Payments security is a top priority in 2019. Threats are on the rise, not only in number but in sophistication. Subsequently, organizations of all kinds have greatly increased spending on information security (IS). In fact, Gartner reports that IS spending in 2017 totaled more than $86.4 billion. This trend is not slowing; within the next two years, cyber attacks will cause $6 trillion in damage each year — a 100% increase from $3 trillion in 2015.
A contributor to the trend of security risks is consumer behavior itself. Consumers have become increasingly comfortable making purchases on mobile and IoT devices. Some experts predict IoT devices could surpass the 20 billion mark by next year. And while chip & PIN technology has been successful in squashing in-store fraud, digital payments are facing more risks than ever.

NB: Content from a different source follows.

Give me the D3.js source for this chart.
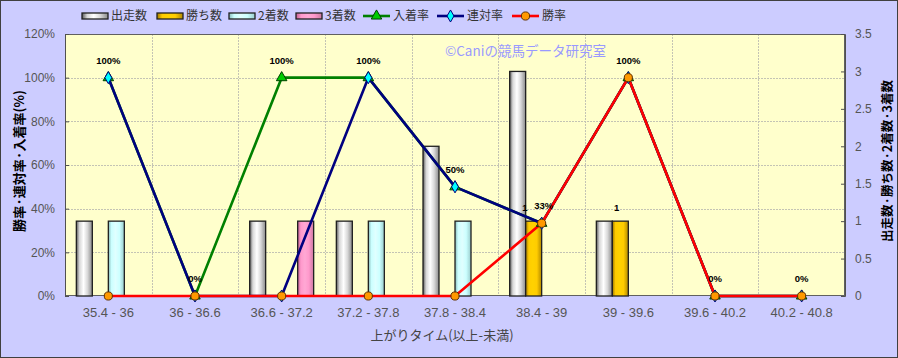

While emerging technology to make payments more seamless and secure seems to be advancing at the speed of light, hackers appear to be in lockstep with these advancements. Shrewd bad actors continue to target POS systems in data breaches that cost merchants and other parties millions of dollars. POS systems need a way to protect customer hardholder information and remain PCI compliant.

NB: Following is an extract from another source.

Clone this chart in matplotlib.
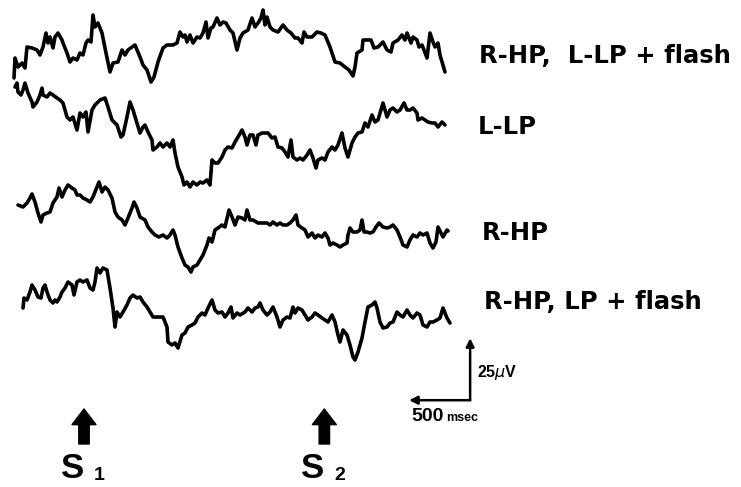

Point-to-Point Encryption (P2PE) is a payment security tool that can reduce PCI scope and protect cardholder data for card-present transactions at the point of sale. Even transactions that occur at mobile devices or key entry transactions are protected. P2PE keeps cardholder data-in-transit protected as it is sent from the POS at a store to the bank and back to the merchant.
Essentially, businesses have the ability to encrypt data immediately at the point-of-sale or interaction through to the P2PE solution provider’s secure decryption environment. Should any nefarious characters gain access or attempt to steal it along the way, they would find the data indecipherable and thus, without value. For merchants, this means that from the time a credit card is swiped or dipped at the POS and is sent to the issuing bank to check if the cardholder has the funds, and from the time the message is sent back from the issuing bank to the merchant to verify the purchase, the credit card data is protected.

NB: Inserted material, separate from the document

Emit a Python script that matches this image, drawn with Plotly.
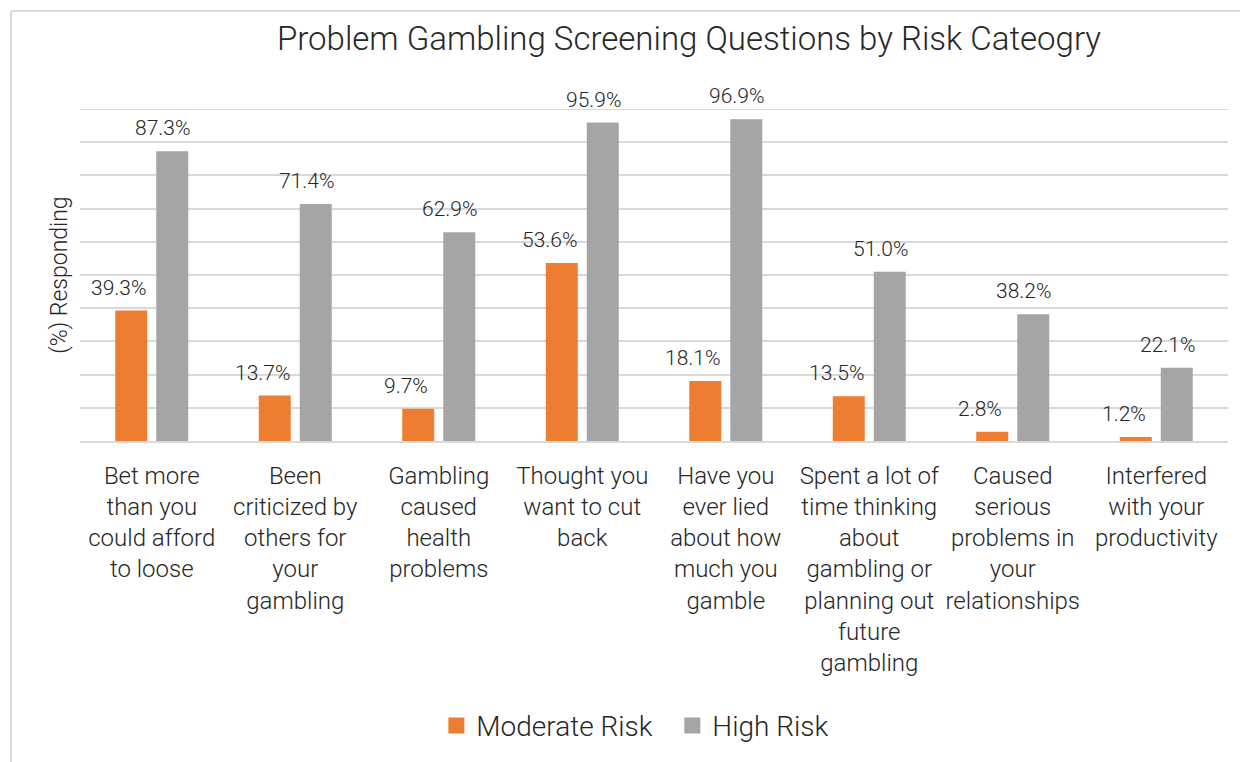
import plotly.graph_objects as go

categories = [
    "Bet more<br>than you<br>could afford<br>to loose",
    "Been<br>criticized by<br>others for<br>your<br>gambling",
    "Gambling<br>caused<br>health<br>problems",
    "Thought you<br>want to cut<br>back",
    "Have you<br>ever lied<br>about how<br>much you<br>gamble",
    "Spent a lot of<br>time thinking<br>about<br>gambling or<br>planning out<br>future<br>gambling",
    "Caused<br>serious<br>problems in<br>your<br>relationships",
    "Interfered<br>with your<br>productivity",
]
moderate_risk = [39.3, 13.7, 9.7, 53.6, 18.1, 13.5, 2.8, 1.2]
high_risk = [87.3, 71.4, 62.9, 95.9, 96.9, 51.0, 38.2, 22.1]
series_names = ["Moderate Risk", "High Risk"]

FONT = "Roboto"
TXT = "#262626"
ORANGE = "#ED7D31"
GRAY = "#A5A5A5"
GRID = "#D9D9D9"

fig = go.Figure()
for name, vals, col in zip(series_names, (moderate_risk, high_risk), (ORANGE, GRAY)):
    fig.add_trace(go.Bar(name=name, x=categories, y=vals, showlegend=False,
                         marker=dict(color=col, line=dict(width=0))))
# legend entries with larger square swatches
for name, col in zip(series_names, (ORANGE, GRAY)):
    fig.add_trace(go.Scatter(name=name, x=[None], y=[None], mode="markers",
                             marker=dict(symbol="square", size=17, color=col),
                             showlegend=True, hoverinfo="skip"))

annotations = []
for vals, xs in ((moderate_risk, -20.5 - 12), (high_risk, 20.5 - 9)):
    for c, v in zip(categories, vals):
        annotations.append(dict(
            x=c, y=v, xref="x", yref="y", text=f"{v:.1f}%", showarrow=False,
            xanchor="center", yanchor="bottom", xshift=xs, yshift=9,
            font=dict(family=FONT, size=21, color=TXT, weight=300)))

# page body has an 8px margin, so figure coords = screen coords - 8
fig.update_layout(
    width=1248, height=762,
    margin=dict(l=72, r=28, t=101, b=329),
    paper_bgcolor="white", plot_bgcolor="white",
    barmode="group", bargap=0.4286, bargroupgap=0.22,
    font=dict(family=FONT, color=TXT, weight=300),
    title=dict(text="Problem Gambling Screening Questions by Risk Cateogry",
               x=(689 - 80) / 1148, xanchor="center", xref="paper",
               y=1 - 30 / 762, yanchor="middle",
               font=dict(family=FONT, size=33, color=TXT, weight=300)),
    xaxis=dict(showgrid=False, showline=True, linecolor=GRID, linewidth=2,
               ticks="", ticklabelstandoff=12,
               tickfont=dict(family=FONT, size=24, color=TXT, weight=300),
               tickangle=0, fixedrange=True),
    yaxis=dict(range=[0, 100], tickvals=list(range(0, 101, 10)), showgrid=True,
               gridcolor=GRID, gridwidth=2,
               showticklabels=False, zeroline=False, ticks="",
               title=dict(text="(%) Responding", standoff=4,
                          font=dict(family=FONT, size=23, color=TXT, weight=300))),
    legend=dict(orientation="h", x=0.516, xanchor="center", y=-0.858, yanchor="middle",
                font=dict(family=FONT, size=28, color=TXT, weight=300),
                itemwidth=30, traceorder="normal",
                entrywidth=191, entrywidthmode="pixels"),
    annotations=annotations,
    shapes=[
        dict(type="line", xref="paper", yref="y", x0=0, x1=1, y0=100, y1=100,
             line=dict(color=GRID, width=2), layer="below"),
        dict(type="line", xref="paper", yref="paper",
             x0=(11 - 80) / 1148, x1=(1260 - 80) / 1148,
             y0=(441 - 11) / 332, y1=(441 - 11) / 332,
             line=dict(color=GRID, width=2)),
        dict(type="line", xref="paper", yref="paper",
             x0=(11 - 80) / 1148, x1=(11 - 80) / 1148,
             y0=(441 - 11) / 332, y1=(441 - 780) / 332,
             line=dict(color=GRID, width=2)),
    ],
)

fig.write_html("out.html")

Tokenization is the yang to P2PE’s ying. Long-used as a way to protect primary account numbers (PANs), it is now the standard to protect data-at-rest in a way that reduces PCI scope. Offered as either reversible or irreversible, tokenization reduces cardholder data to tokens or useless strings of information. Reversible tokens may be mapped back to one or more pieces of data via strong cryptography. The cryptographic key is stored in a token vault. Irreversible tokens render it impossible for anyone to recreate the original value from the token.
The beauty of tokenization is that is also protects digital wallet and ecommerce payments. Once your card is loaded onto your iPhone for Apple Pay, for example, Apple must send the card details to the issuing bank or network. During this process, your card details are replaced with a token (a series of randomly generated numbers). That random number is also sent back to Apple, which stores it on the phone. If the phone is ever stolen or hacked, the thieves would only have access to the meaningless token rather than anything of value, like the actual card data.
The process is similar for ecommerce transactions. Retailers tokenize stored card numbers used to make purchases on their websites. In the event of a hack, neither the retailer nor the hacker ever sees your actual credit card number. The only thing stored is the randomly generated token, which have no value alone.
Omnichannel data protection is more important than ever. With over 14 billion lost or stolen data records since 2013, all parties need to be on high alert as to existing and emerging vulnerabilities. While data breaches are not likely to disappear anytime soon, we hope to see the number of “secure breaches” — where encryption is in place and data is rendered useless to the criminals who stole it — rise, there is still much work to be done on the payments security front.
Not only do solutions like P2PE and tokenization provide the highest level of data security, but they also enable a reduced PCI compliance scope by reducing the amount of systems that have access to customers’ credit card information. Piecemeal solutions and the “wait and see” game are not adequate for protecting cardholder data; those who wait to learn that lesson the hard way will pay the price. Smart companies will focus on creating and implementing a holistic payment security strategy that includes P2PE and tokenization.